▶ **What the task requires**
The lines to extract run from the first line of the material below to the line containing "const captionLines = ['of", both included; leave the pictures behind.
-=-=-=-=-
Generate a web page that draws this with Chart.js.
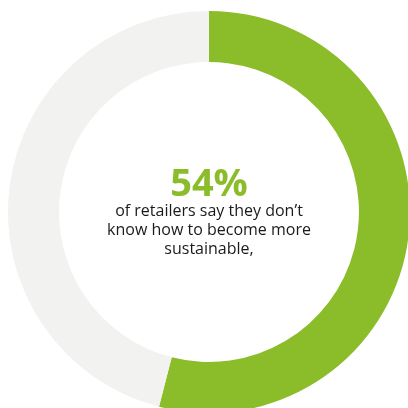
<!DOCTYPE html>
<html>
<head>
<meta charset="utf-8">
<script src="https://cdn.jsdelivr.net/npm/chart.js@4"></script>
<style>
  html, body { margin: 0; padding: 0; background: #fff; overflow: hidden; width: 408px; height: 408px; }
  #wrap { position: absolute; left: 8px; top: 11px; width: 402px; height: 402px; }
</style>
</head>
<body>
<div id="wrap"><canvas id="ring"></canvas></div>
<script>
  const labels = ['Don\u2019t know how', 'Other'];
  const values = [54, 46];
  const colors = ['#8BBC29', '#F2F2F1'];
  const headline = '54%';
  const captionLines = ['of retailers say they don\u2019t', 'know how to become more', 'sustainable,'];

  const centerText = {
    id: 'centerText',
    afterDraw(chart) {
      const { ctx, chartArea } = chart;
      const cx = (chartArea.left + chartArea.right) / 2;
      const cy = (chartArea.top + chartArea.bottom) / 2;
      ctx.save();
      ctx.textAlign = 'center';
      ctx.textBaseline = 'alphabetic';
      ctx.fillStyle = '#8BBC29';
      ctx.font = "bold 38px 'Open Sans', sans-serif";
      ctx.fillText(headline, cx, cy - 16);
      ctx.fillStyle = '#1a1a1a';
      ctx.font = "16px 'Open Sans', sans-serif";
      captionLines.forEach((line, i) => {
        ctx.fillText(line, cx, cy + 4 + i * 19);
      });
      ctx.restore();
    }
  };

  new Chart(document.getElementById('ring'), {
    type: 'doughnut',
    data: {
      labels: labels,
      datasets: [{
        data: values,
        backgroundColor: colors,
        borderWidth: 0
      }]
    },
    options: {
      responsive: true,
      maintainAspectRatio: false,
      animation: false,
      cutout: '74.6%',
      layout: { padding: 0 },
      plugins: {
        legend: { display: false },
        tooltip: { enabled: false }
      }
    },
    plugins: [centerText]
  });
</script>
</body>
</html>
-=-=-=-=-
▶ **Output of the task**
Generate a web page that draws this with Chart.js.
<!DOCTYPE html>
<html>
<head>
<meta charset="utf-8">
<script src="https://cdn.jsdelivr.net/npm/chart.js@4"></script>
<style>
  html, body { margin: 0; padding: 0; background: #fff; overflow: hidden; width: 408px; height: 408px; }
  #wrap { position: absolute; left: 8px; top: 11px; width: 402px; height: 402px; }
</style>
</head>
<body>
<div id="wrap"><canvas id="ring"></canvas></div>
<script>
  const labels = ['Don\u2019t know how', 'Other'];
  const values = [54, 46];
  const colors = ['#8BBC29', '#F2F2F1'];
  const headline = '54%';
  const captionLines = ['of retailers say they don\u2019t', 'know how to become more', 'sustainable,'];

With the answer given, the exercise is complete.